## Start

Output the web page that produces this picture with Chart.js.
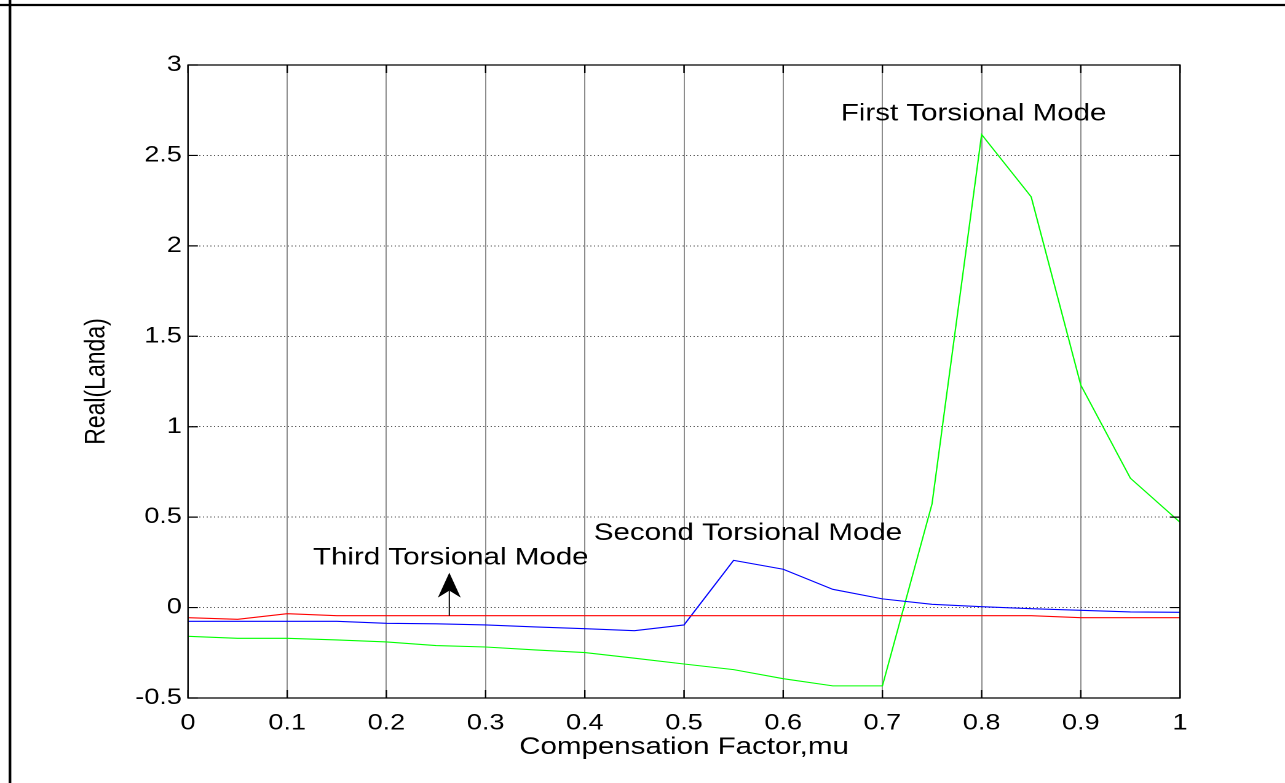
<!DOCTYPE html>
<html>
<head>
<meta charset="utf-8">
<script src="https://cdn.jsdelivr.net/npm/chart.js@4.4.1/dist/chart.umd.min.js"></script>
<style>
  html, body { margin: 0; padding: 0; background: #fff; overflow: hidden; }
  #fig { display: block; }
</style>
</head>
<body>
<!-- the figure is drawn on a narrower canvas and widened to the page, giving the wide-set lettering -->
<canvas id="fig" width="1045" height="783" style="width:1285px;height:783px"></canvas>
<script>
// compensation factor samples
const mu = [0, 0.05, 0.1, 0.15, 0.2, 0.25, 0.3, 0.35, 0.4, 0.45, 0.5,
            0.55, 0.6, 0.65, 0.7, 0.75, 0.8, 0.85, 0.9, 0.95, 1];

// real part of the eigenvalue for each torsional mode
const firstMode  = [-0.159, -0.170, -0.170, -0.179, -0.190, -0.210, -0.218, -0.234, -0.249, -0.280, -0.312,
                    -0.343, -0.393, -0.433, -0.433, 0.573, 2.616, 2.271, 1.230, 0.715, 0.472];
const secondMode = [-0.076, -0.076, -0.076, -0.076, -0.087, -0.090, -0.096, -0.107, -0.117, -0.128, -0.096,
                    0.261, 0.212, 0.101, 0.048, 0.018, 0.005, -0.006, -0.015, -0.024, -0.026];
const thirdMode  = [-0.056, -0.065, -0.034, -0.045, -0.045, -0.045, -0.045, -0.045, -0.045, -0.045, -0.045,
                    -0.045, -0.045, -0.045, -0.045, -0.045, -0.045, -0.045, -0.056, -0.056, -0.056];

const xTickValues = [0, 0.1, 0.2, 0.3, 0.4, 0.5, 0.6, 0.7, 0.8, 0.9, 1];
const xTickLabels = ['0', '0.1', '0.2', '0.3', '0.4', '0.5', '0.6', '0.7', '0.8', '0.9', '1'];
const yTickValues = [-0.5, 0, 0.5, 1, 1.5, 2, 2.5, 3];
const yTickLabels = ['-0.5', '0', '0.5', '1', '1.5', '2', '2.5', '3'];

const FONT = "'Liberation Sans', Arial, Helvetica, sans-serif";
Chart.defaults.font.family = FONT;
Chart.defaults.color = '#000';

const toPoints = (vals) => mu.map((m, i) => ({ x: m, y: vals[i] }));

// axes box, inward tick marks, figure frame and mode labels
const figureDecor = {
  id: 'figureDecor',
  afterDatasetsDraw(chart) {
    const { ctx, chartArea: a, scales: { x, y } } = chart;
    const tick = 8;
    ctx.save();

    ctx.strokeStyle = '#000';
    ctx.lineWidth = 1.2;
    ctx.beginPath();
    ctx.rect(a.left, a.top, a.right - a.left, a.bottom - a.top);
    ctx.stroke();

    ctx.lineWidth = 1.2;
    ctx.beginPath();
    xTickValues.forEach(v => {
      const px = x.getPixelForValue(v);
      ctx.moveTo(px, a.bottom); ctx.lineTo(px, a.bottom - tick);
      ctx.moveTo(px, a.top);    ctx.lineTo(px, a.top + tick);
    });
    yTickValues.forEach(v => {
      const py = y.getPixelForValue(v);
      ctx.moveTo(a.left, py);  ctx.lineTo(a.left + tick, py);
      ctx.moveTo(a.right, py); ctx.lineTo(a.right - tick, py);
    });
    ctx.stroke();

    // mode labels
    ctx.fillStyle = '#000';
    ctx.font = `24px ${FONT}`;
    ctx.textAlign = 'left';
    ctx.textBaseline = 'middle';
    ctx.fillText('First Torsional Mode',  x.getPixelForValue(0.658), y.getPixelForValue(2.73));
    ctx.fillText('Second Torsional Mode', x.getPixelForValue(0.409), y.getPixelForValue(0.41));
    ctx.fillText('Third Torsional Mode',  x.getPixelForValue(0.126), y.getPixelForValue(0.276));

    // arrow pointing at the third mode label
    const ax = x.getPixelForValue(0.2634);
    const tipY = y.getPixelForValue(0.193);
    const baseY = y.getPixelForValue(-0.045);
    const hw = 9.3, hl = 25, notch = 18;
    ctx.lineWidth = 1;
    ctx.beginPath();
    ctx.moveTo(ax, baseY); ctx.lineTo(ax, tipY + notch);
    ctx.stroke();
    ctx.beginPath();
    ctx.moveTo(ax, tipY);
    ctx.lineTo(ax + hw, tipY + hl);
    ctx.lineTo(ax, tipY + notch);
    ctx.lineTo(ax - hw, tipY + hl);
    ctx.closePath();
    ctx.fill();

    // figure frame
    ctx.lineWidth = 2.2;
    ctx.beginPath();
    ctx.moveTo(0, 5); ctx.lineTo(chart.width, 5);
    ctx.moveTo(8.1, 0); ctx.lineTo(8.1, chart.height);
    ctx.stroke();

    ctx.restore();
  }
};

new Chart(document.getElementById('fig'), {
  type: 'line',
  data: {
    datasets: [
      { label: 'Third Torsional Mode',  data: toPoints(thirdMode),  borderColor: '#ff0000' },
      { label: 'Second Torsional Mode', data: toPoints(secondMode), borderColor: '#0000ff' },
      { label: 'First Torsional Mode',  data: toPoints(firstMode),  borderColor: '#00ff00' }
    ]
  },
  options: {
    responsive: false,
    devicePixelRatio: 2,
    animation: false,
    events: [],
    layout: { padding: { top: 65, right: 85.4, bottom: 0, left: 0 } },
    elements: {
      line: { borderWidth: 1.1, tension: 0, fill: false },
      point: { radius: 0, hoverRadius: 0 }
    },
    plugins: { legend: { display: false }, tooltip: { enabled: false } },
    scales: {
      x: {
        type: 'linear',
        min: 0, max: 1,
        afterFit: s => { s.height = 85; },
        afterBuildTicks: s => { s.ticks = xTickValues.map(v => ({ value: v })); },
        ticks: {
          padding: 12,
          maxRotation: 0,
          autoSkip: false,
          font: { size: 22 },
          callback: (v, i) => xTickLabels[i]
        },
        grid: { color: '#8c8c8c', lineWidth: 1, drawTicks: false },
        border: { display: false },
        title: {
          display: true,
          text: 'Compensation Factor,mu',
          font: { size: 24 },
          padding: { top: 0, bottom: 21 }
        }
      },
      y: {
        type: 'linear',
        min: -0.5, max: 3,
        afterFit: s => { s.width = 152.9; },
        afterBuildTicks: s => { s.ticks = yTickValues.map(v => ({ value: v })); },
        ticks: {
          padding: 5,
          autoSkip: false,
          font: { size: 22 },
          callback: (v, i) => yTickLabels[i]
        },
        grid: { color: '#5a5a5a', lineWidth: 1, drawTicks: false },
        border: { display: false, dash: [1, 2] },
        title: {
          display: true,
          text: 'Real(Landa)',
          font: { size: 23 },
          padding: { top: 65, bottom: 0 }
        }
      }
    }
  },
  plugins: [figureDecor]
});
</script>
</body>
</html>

## End

> _THE TASK_
Which lines hold the word "page"? Copy all of them.

> _FULL SOLUTION_
Output the web page that produces this picture with Chart.js.
<!-- the figure is drawn on a narrower canvas and widened to the page, giving the wide-set lettering -->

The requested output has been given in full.